Венские уроки мастера и ученика завершились на доброжелательной ноте. Лешетицкий с интересом наблюдал, как его воспитанник превращался в настоящего виртуоза. В январе 1888 г. маэстро помог молодому артисту организовать дебют в Париже и предрек блестящий успех его карьере.

Итак, Падеревский посетил Лешетицкого дважды, в 1884 и 1887 гг., взяв в первый раз около десяти, а во второй – шестнадцать уроков. Кроме того, на старте своей карьеры, после парижского дебюта в 1888 г., он получил еще несколько дополнительных занятий. Этого оказалось достаточно для превращения пианиста-дилетанта в крупного виртуоза.

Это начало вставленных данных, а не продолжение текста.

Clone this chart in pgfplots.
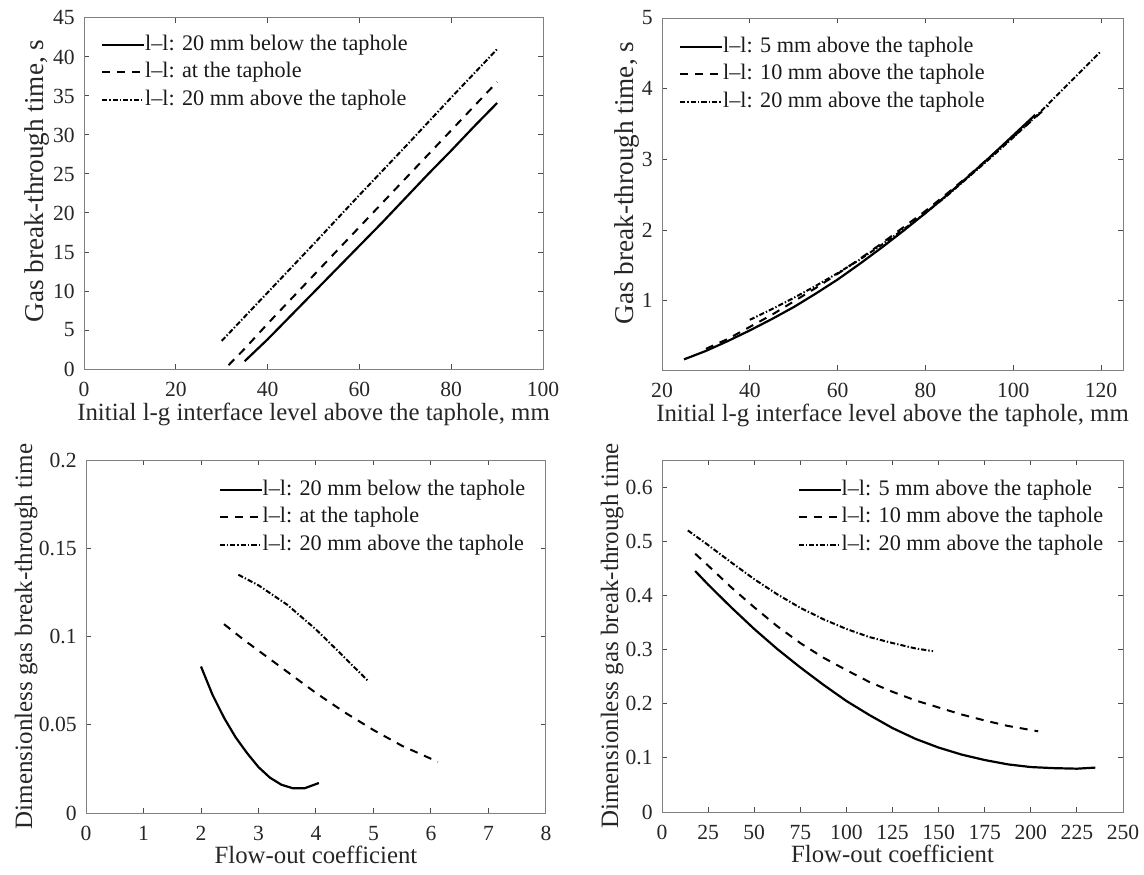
\documentclass[border=0pt]{standalone}
\usepackage{fontspec}
\setmainfont{Liberation Serif}
\usepackage{pgfplots}
\pgfplotsset{compat=1.18}

\newcommand{\lgf}{\fontsize{11.1}{13}\selectfont}
\pgfplotsset{
 myax/.style={
  scale only axis,
  anchor=south west,
  axis line style={black!50, line width=0.5pt},
  tick style={black!70, line width=0.5pt},
  major tick length=2.5pt,
  tick align=inside,
  xtick pos=both, ytick pos=both,
  every tick label/.append style={font=\fontsize{10.8}{13}\selectfont, text=black!85},
  /pgf/number format/assume math mode=true,
  xticklabel style={inner sep=0pt, yshift=-6.3pt},
  yticklabel style={inner sep=0pt, xshift=-4.5pt, /pgf/number format/fixed},
  every axis label/.append style={text=black!85, inner sep=0pt},
  xlabel style={font=\fontsize{12.4}{14}\selectfont},
  legend style={draw=none, fill=none, inner sep=0pt, anchor=north west, row sep=2.25pt, column sep=0pt,
    text=black!90,
    nodes={inner ysep=0.5pt, inner xsep=0pt, text height=8pt, text depth=2.5pt}},
  legend cell align=left,
  legend image code/.code={\draw[##1] (0pt,0pt) -- (21pt,0pt);},
  scaled ticks=false,
 },
 s1/.style={black, line width=1.1pt},
 s2/.style={black, line width=1pt, dash pattern=on 4pt off 3.5pt},
 s3/.style={black, line width=1pt, dash pattern=on 2.6pt off 1pt on 0.7pt off 1pt},
}

\begin{document}
\begin{tikzpicture}
\path[use as bounding box] (0,0) rectangle (572pt,437pt);

% top-left
\begin{axis}[myax, at={(42pt,252.5pt)}, width=229.5pt, height=175.5pt,
  xmin=0, xmax=100, ymin=0, ymax=45,
  xtick={0,20,...,100}, ytick={0,5,...,45},
  xlabel={Initial l-g interface level above the taphole, mm},
  ylabel={Gas break-through time, s},
  xlabel style={at={(axis description cs:0.5,-0.129)}, anchor=center},
  ylabel style={at={(axis description cs:-0.102,0.536)}, anchor=center, font=\fontsize{13.6}{15}\selectfont},
  legend style={at={(axis description cs:0.036,0.957)}},
]
\addplot[s1] coordinates {(35,1.0)(40,3.8)(45,6.8)(50,9.8)(55,12.8)(60,15.8)(65,18.8)(70,21.9)(75,25.0)(80,28.0)(85,31.1)(90,34.1)};
\addlegendentry{\lgf l--l: 20 mm below the taphole}
\addplot[s2] coordinates {(31.5,0.5)(35,2.6)(40,5.8)(50,12.0)(60,18.2)(70,24.4)(80,30.6)(90,36.8)};
\addlegendentry{\lgf l--l: at the taphole}
\addplot[s3] coordinates {(30,3.6)(40,9.8)(50,16.0)(60,22.3)(70,28.5)(80,34.8)(90,41.0)};
\addlegendentry{\lgf l--l: 20 mm above the taphole}
\end{axis}

% top-right
\begin{axis}[myax, at={(331pt,252pt)}, width=230.5pt, height=176pt,
  xmin=20, xmax=125, ymin=0.02, ymax=5,
  xtick={20,40,...,120}, ytick={1,2,3,4,5},
  xlabel={Initial l-g interface level above the taphole, mm},
  ylabel={Gas break-through time, s},
  xlabel style={at={(axis description cs:0.5,-0.128)}, anchor=center},
  ylabel style={at={(axis description cs:-0.076,0.531)}, anchor=center, font=\fontsize{13.6}{15}\selectfont},
  legend style={at={(axis description cs:0.036,0.952)}},
]
\addplot[s1] coordinates {(25,0.17)(30,0.29)(35,0.43)(40,0.58)(45,0.74)(50,0.91)(55,1.10)(60,1.30)(65,1.52)(70,1.75)(75,1.99)(80,2.24)(85,2.50)(90,2.77)(95,3.05)(100,3.34)(105,3.63)};
\addlegendentry{\lgf l--l: 5 mm above the taphole}
\addplot[s2] coordinates {(30,0.32)(35,0.46)(40,0.63)(45,0.80)(50,0.99)(55,1.18)(60,1.38)(65,1.59)(70,1.81)(75,2.04)(80,2.27)(85,2.52)(90,2.78)(95,3.05)(100,3.32)(105,3.59)(108,3.76)};
\addlegendentry{\lgf l--l: 10 mm above the taphole}
\addplot[s3] coordinates {(40,0.73)(45,0.88)(50,1.04)(55,1.21)(60,1.39)(65,1.58)(70,1.79)(75,2.01)(80,2.24)(85,2.49)(90,2.76)(95,3.03)(100,3.31)(105,3.60)(110,3.91)(115,4.22)(120,4.53)};
\addlegendentry{\lgf l--l: 20 mm above the taphole}
\end{axis}

% bottom-left
\begin{axis}[myax, at={(43pt,30.5pt)}, width=230pt, height=176.5pt,
  xmin=0, xmax=8, ymin=0, ymax=0.2,
  xtick={0,1,...,8}, ytick={0,0.05,0.1,0.15,0.2},
  xlabel={Flow-out coefficient},
  ylabel={Dimensionless gas break-through time},
  xlabel style={at={(axis description cs:0.5,-0.118)}, anchor=center},
  ylabel style={at={(axis description cs:-0.13,0.5)}, anchor=center, font=\fontsize{12.5}{14}\selectfont},
  legend style={at={(axis description cs:0.287,0.949)}},
]
\addplot[s1] coordinates {(2.0,0.083)(2.2,0.067)(2.4,0.054)(2.6,0.043)(2.8,0.034)(3.0,0.026)(3.2,0.020)(3.4,0.016)(3.6,0.014)(3.8,0.014)(4.05,0.017)};
\addlegendentry{\lgf l--l: 20 mm below the taphole}
\addplot[s2] coordinates {(2.4,0.107)(2.75,0.098)(3.0,0.092)(3.5,0.080)(4.0,0.068)(4.5,0.057)(5.0,0.047)(5.5,0.038)(6.12,0.029)};
\addlegendentry{\lgf l--l: at the taphole}
\addplot[s3] coordinates {(2.65,0.135)(3.0,0.129)(3.5,0.118)(4.0,0.104)(4.5,0.088)(4.9,0.075)};
\addlegendentry{\lgf l--l: 20 mm above the taphole}
\end{axis}

% bottom-right
\begin{axis}[myax, at={(331pt,31pt)}, width=230.5pt, height=176pt,
  xmin=0, xmax=250, ymin=0, ymax=0.65,
  xtick={0,25,...,250}, ytick={0,0.1,...,0.6},
  xlabel={Flow-out coefficient},
  ylabel={Dimensionless gas break-through time},
  xlabel style={at={(axis description cs:0.5,-0.118)}, anchor=center},
  ylabel style={at={(axis description cs:-0.108,0.5)}, anchor=center, font=\fontsize{12.5}{14}\selectfont},
  legend style={at={(axis description cs:0.293,0.949)}},
]
\addplot[s1] coordinates {(18,0.445)(25,0.420)(37.5,0.378)(50,0.338)(62.5,0.301)(75,0.267)(87.5,0.235)(100,0.205)(112.5,0.179)(125,0.155)(137.5,0.135)(150,0.119)(162.5,0.106)(175,0.096)(187.5,0.088)(200,0.083)(212.5,0.081)(225,0.080)(235,0.082)};
\addlegendentry{\lgf l--l: 5 mm above the taphole}
\addplot[s2] coordinates {(18,0.477)(25,0.455)(37.5,0.415)(50,0.378)(62.5,0.343)(75,0.312)(87.5,0.285)(100,0.262)(112.5,0.240)(125,0.222)(137.5,0.206)(150,0.193)(162.5,0.180)(175,0.169)(187.5,0.159)(204,0.149)};
\addlegendentry{\lgf l--l: 10 mm above the taphole}
\addplot[s3] coordinates {(14,0.520)(25,0.493)(37.5,0.461)(50,0.430)(62.5,0.402)(75,0.377)(87.5,0.356)(100,0.338)(112.5,0.323)(125,0.312)(137.5,0.302)(147,0.297)};
\addlegendentry{\lgf l--l: 20 mm above the taphole}
\end{axis}
\end{tikzpicture}
\end{document}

Каждое занятие Лешетицкого было уникальным творческим актом, продолжением творческой деятельности маэстро. По словам С. Майкапара, Лешетицкий предупреждал, что не дает регулярных уроков: «Когда Вы почувствуете надобность в следующем уроке, позвоните моей жене, и она Вам его назначит», – говорил он [2, с. 161]. В атмосфере его дома раскрылось множество ярких и своеобразных дарований. Падеревский среди учеников маэстро был, однако, одним из наиболее зрелых. Если А. Шнабель и И. Фридман учились у Лешетицкого с 19 лет, то Падеревскому было 24, когда он переступил порог виллы.